EXERCISE INSTRUCTIONS
Can you set down, exactly as they appear below, the lines from the opening of the material through the one bearing "return (H - B - y) / PH", minus the pictures?

--- START PROVIDED MATERIAL ---

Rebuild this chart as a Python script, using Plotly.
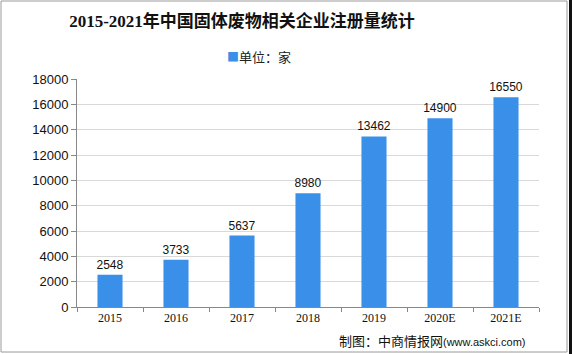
import plotly.graph_objects as go

categories = ["2015", "2016", "2017", "2018", "2019", "2020E", "2021E"]
values = [2548, 3733, 5637, 8980, 13462, 14900, 16550]
y_ticks = [0, 2000, 4000, 6000, 8000, 10000, 12000, 14000, 16000, 18000]
legend_label = "单位：家"
bar_color = "#3a8fe9"

W, H = 572, 354
L, R, T, B = 77, 33, 79, 47
PW, PH = W - L - R, H - T - B


def px_x(x):
    return (x - L) / PW


def px_y(y):
    return (H - B - y) / PH


fig = go.Figure()
fig.add_trace(go.Bar(
    x=categories, y=values, name=legend_label,
    marker=dict(color=bar_color, line=dict(width=0)),
    text=[str(v) for v in values], textposition="outside",
    constraintext="none",
    textfont=dict(family="Liberation Sans, Arial", size=12, color="#111111"),
    cliponaxis=False, showlegend=False,
))

fig.update_layout(
    width=W, height=H,
    margin=dict(l=L, r=R, t=T, b=B, pad=0),
    paper_bgcolor="white", plot_bgcolor="white",
    bargap=0.62,
    showlegend=False,
    title=dict(text="<b>2015-2021年中国固体废物相关企业注册量统计</b>",
               x=242 / W, xanchor="center", y=1 - 21 / H, yanchor="middle",
               font=dict(family="Liberation Serif, Noto Sans CJK SC", size=17, color="#111111")),
    font=dict(family="Liberation Sans, Noto Sans CJK SC", color="#222222"),
)

fig.update_yaxes(
    range=[0, 18000], tickvals=y_ticks, ticktext=[str(t) for t in y_ticks],
    showgrid=True, gridcolor="#d9d9d9", gridwidth=1,
    showline=True, linecolor="#888888", linewidth=1,
    ticks="outside", ticklen=5, tickcolor="#888888",
    tickfont=dict(family="Liberation Sans, Arial", size=13, color="#111111"),
    zeroline=False, fixedrange=True,
)
fig.update_xaxes(
    showline=True, linecolor="#888888", linewidth=1,
    ticks="outside", ticklen=4, tickcolor="#888888", tickson="boundaries",
    tickfont=dict(family="Liberation Serif, Times New Roman", size=12, color="#111111"),
    showgrid=False,
)

# legend (marker + label)
fig.add_annotation(
    xref="paper", yref="paper", x=px_x(259), y=px_y(57),
    xanchor="center", yanchor="middle", showarrow=False,
    text=f"<span style='color:{bar_color};font-size:12px'>■</span>{legend_label}",
    font=dict(family="Noto Sans CJK SC", size=13, color="#222222"),
)

# source note
fig.add_annotation(
    xref="paper", yref="paper", x=px_x(528), y=px_y(340),
    xanchor="right", yanchor="middle", showarrow=False,
    text="制图：中商情报网<span style='font-size:11px;font-family:Liberation Sans'>(www.askci.com)</span>",
    font=dict(family="Noto Sans CJK SC", size=13, color="#111111"),
)

# frame
fig.add_shape(type="rect", xref="paper", yref="paper",
              x0=px_x(1), x1=px_x(567), y0=px_y(352), y1=px_y(1),
              line=dict(color="#9a9a9a", width=1), layer="below")
fig.add_shape(type="rect", xref="paper", yref="paper",
              x0=px_x(569), x1=px_x(572), y0=px_y(354), y1=px_y(0),
              line=dict(width=0), fillcolor="#111111", layer="above")

fig.write_html("out.html")
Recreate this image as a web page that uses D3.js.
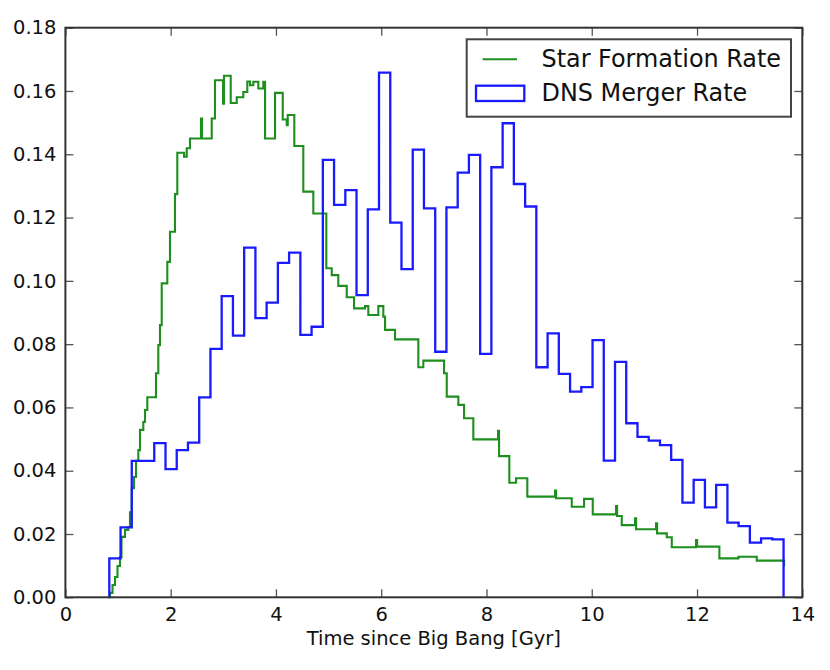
<!DOCTYPE html>
<html>
<head>
<meta charset="utf-8">
<script src="https://cdn.jsdelivr.net/npm/d3@7"></script>
<style>
  html, body { margin: 0; padding: 0; background: #fff; }
  svg text { font-family: "DejaVu Sans", sans-serif; fill: #111; }
</style>
</head>
<body>
<svg id="chart" width="830" height="670"></svg>
<script>
// ---- data ----
const xTicks = [0, 2, 4, 6, 8, 10, 12, 14];
const yTicks = [0, 0.02, 0.04, 0.06, 0.08, 0.10, 0.12, 0.14, 0.16, 0.18];

// Star formation rate (step line, value holds from each time until the next)
const sfrTime = [0.815, 0.848, 0.895, 0.942, 0.990, 1.037, 1.066, 1.132, 1.195, 1.227,
  1.260, 1.303, 1.342, 1.385, 1.417, 1.480, 1.512, 1.556, 1.721, 1.765,
  1.797, 1.830, 1.936, 1.987, 2.082, 2.126, 2.254, 2.305, 2.367, 2.576,
  2.595, 2.780, 2.842, 2.995, 3.013, 3.141, 3.255, 3.380, 3.456, 3.507,
  3.570, 3.665, 3.760, 3.793, 3.983, 4.129, 4.205, 4.224, 4.349, 4.520,
  4.710, 4.957, 5.060, 5.185, 5.345, 5.484, 5.693, 5.755, 5.945, 6.040,
  6.073, 6.263, 6.705, 6.800, 7.194, 7.245, 7.465, 7.574, 7.750, 8.220,
  8.239, 8.434, 8.562, 8.776, 9.303, 9.322, 9.620, 9.854, 10.019, 10.462,
  10.481, 10.570, 10.823, 10.842, 11.222, 11.241, 11.425, 11.520, 11.982, 12.001,
  12.425, 12.786, 13.135, 13.654];
const sfrRate = [0.0000, 0.0014, 0.0039, 0.0064, 0.0099, 0.0127, 0.0191, 0.0213, 0.0222, 0.0269,
  0.0345, 0.0380, 0.0431, 0.0465, 0.0529, 0.0554, 0.0592, 0.0632, 0.0708, 0.0797,
  0.0860, 0.0992, 0.1060, 0.1155, 0.1274, 0.1405, 0.1392, 0.1419, 0.1450, 0.1513,
  0.1450, 0.1513, 0.1634, 0.1560, 0.1648, 0.1562, 0.1580, 0.1597, 0.1630, 0.1618,
  0.1629, 0.1608, 0.1629, 0.1450, 0.1594, 0.1510, 0.1492, 0.1524, 0.1426, 0.1282,
  0.1213, 0.1040, 0.1018, 0.0984, 0.0948, 0.0913, 0.0920, 0.0892, 0.0920, 0.0887,
  0.0845, 0.0815, 0.0727, 0.0748, 0.0708, 0.0634, 0.0608, 0.0566, 0.0499, 0.0526,
  0.0446, 0.0362, 0.0376, 0.0318, 0.0337, 0.0313, 0.0286, 0.0311, 0.0262, 0.0288,
  0.0257, 0.0228, 0.0250, 0.0215, 0.0234, 0.0202, 0.0190, 0.0158, 0.0181, 0.0160,
  0.0123, 0.0128, 0.0116, 0.0097];

// DNS merger rate histogram: bin edges and bin values
const dnsEdges = [0.834, 1.048, 1.261, 1.475, 1.688, 1.902, 2.115, 2.329, 2.542, 2.756,
  2.969, 3.183, 3.396, 3.610, 3.823, 4.037, 4.250, 4.464, 4.677, 4.891,
  5.104, 5.318, 5.531, 5.745, 5.958, 6.172, 6.385, 6.599, 6.812, 7.026,
  7.239, 7.453, 7.666, 7.880, 8.093, 8.307, 8.520, 8.734, 8.947, 9.161,
  9.374, 9.588, 9.801, 10.015, 10.228, 10.442, 10.655, 10.869, 11.082, 11.296,
  11.509, 11.723, 11.936, 12.150, 12.363, 12.577, 12.790, 13.004, 13.217, 13.431,
  13.644];
const dnsRate = [0.0123, 0.0221, 0.0431, 0.0431, 0.0487, 0.0405, 0.0465, 0.0489, 0.0632, 0.0785,
  0.0952, 0.0827, 0.1105, 0.0882, 0.0931, 0.1057, 0.1089, 0.0829, 0.0855, 0.1382,
  0.1240, 0.1287, 0.0955, 0.1226, 0.1658, 0.1184, 0.1037, 0.1415, 0.1229, 0.0776,
  0.1232, 0.1342, 0.1398, 0.0769, 0.1359, 0.1498, 0.1306, 0.1235, 0.0727, 0.0834,
  0.0706, 0.0650, 0.0664, 0.0813, 0.0432, 0.0744, 0.0550, 0.0507, 0.0495, 0.0481,
  0.0434, 0.0299, 0.0371, 0.0284, 0.0355, 0.0236, 0.0225, 0.0173, 0.0186, 0.0183];

const seriesNames = ["Star Formation Rate", "DNS Merger Rate"];
const xLabel = "Time since Big Bang [Gyr]";

// ---- layout ----
const L = 65.4, R = 802.3, T = 27.7, B = 597.3;
const greenColor = "#1e8f1e";
const blueColor = "#1a1aff";

const svg = d3.select("#chart");
const x = d3.scaleLinear().domain([0, 14]).range([L, R]);
const y = d3.scaleLinear().domain([0, 0.18]).range([B, T]);

// series
const sfrPts = sfrTime.map((t, i) => ({ x: t, y: sfrRate[i] }));
const dnsPts = [{ x: dnsEdges[0], y: 0 }]
  .concat(dnsRate.map((v, i) => ({ x: dnsEdges[i], y: v })))
  .concat([{ x: dnsEdges[dnsEdges.length - 1], y: 0 }]);

const stepLine = d3.line().x(d => x(d.x)).y(d => y(d.y)).curve(d3.curveStepAfter);

svg.append("path").datum(sfrPts)
  .attr("d", stepLine).attr("fill", "none")
  .attr("stroke", greenColor).attr("stroke-width", 2.1);

svg.append("path").datum(dnsPts)
  .attr("d", stepLine).attr("fill", "none")
  .attr("stroke", blueColor).attr("stroke-width", 2.3)
  .attr("stroke-linejoin", "miter");

// axes (inward ticks on all four sides)
const fs = 19.5;
const gx = svg.append("g").attr("transform", `translate(0,${B})`)
  .call(d3.axisBottom(x).tickValues(xTicks).tickFormat(d3.format("d"))
    .tickSizeInner(-8).tickSizeOuter(0).tickPadding(10));
const gy = svg.append("g").attr("transform", `translate(${L},0)`)
  .call(d3.axisLeft(y).tickValues(yTicks).tickFormat(d3.format(".2f"))
    .tickSizeInner(-8).tickSizeOuter(0).tickPadding(9));
const gt = svg.append("g").attr("transform", `translate(0,${T})`)
  .call(d3.axisTop(x).tickValues(xTicks).tickFormat("")
    .tickSizeInner(-8).tickSizeOuter(0));
const gr = svg.append("g").attr("transform", `translate(${R},0)`)
  .call(d3.axisRight(y).tickValues(yTicks).tickFormat("")
    .tickSizeInner(-8).tickSizeOuter(0));

[gx, gy, gt, gr].forEach(g => {
  g.select(".domain").remove();
  g.selectAll(".tick line").attr("stroke", "#555").attr("stroke-width", 1.3);
  g.selectAll(".tick text").style("font-size", fs + "px").attr("fill", "#111");
});

// frame
svg.append("rect").attr("x", L).attr("y", T)
  .attr("width", R - L).attr("height", B - T)
  .attr("fill", "none").attr("stroke", "#333").attr("stroke-width", 2);

// x label
svg.append("text").attr("x", (L + R) / 2).attr("y", 645)
  .attr("text-anchor", "middle").style("font-size", fs + "px").text(xLabel);

// legend
const lg = svg.append("g");
lg.append("rect").attr("x", 466.7).attr("y", 39.3).attr("width", 324.3).attr("height", 77.4)
  .attr("fill", "#fff").attr("stroke", "#444").attr("stroke-width", 2);
lg.append("line").attr("x1", 482.7).attr("x2", 517).attr("y1", 59.3).attr("y2", 59.3)
  .attr("stroke", greenColor).attr("stroke-width", 2.1);
lg.append("rect").attr("x", 476).attr("y", 85.7).attr("width", 48.3).attr("height", 15.3)
  .attr("fill", "none").attr("stroke", blueColor).attr("stroke-width", 2.3);
lg.append("text").attr("x", 541.5).attr("y", 66.7).style("font-size", "23.9px").text(seriesNames[0]);
lg.append("text").attr("x", 541.5).attr("y", 101).style("font-size", "23.9px").text(seriesNames[1]);
</script>
</body>
</html>
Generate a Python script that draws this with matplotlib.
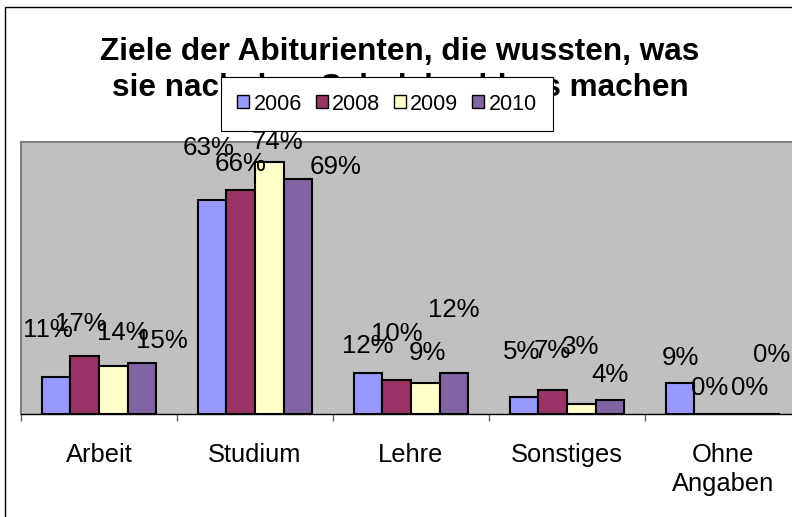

--- END PROVIDED MATERIAL ---

EXPECTED ANSWER
Rebuild this chart as a Python script, using Plotly.
import plotly.graph_objects as go

categories = ["2015", "2016", "2017", "2018", "2019", "2020E", "2021E"]
values = [2548, 3733, 5637, 8980, 13462, 14900, 16550]
y_ticks = [0, 2000, 4000, 6000, 8000, 10000, 12000, 14000, 16000, 18000]
legend_label = "单位：家"
bar_color = "#3a8fe9"

W, H = 572, 354
L, R, T, B = 77, 33, 79, 47
PW, PH = W - L - R, H - T - B


def px_x(x):
    return (x - L) / PW


def px_y(y):
    return (H - B - y) / PH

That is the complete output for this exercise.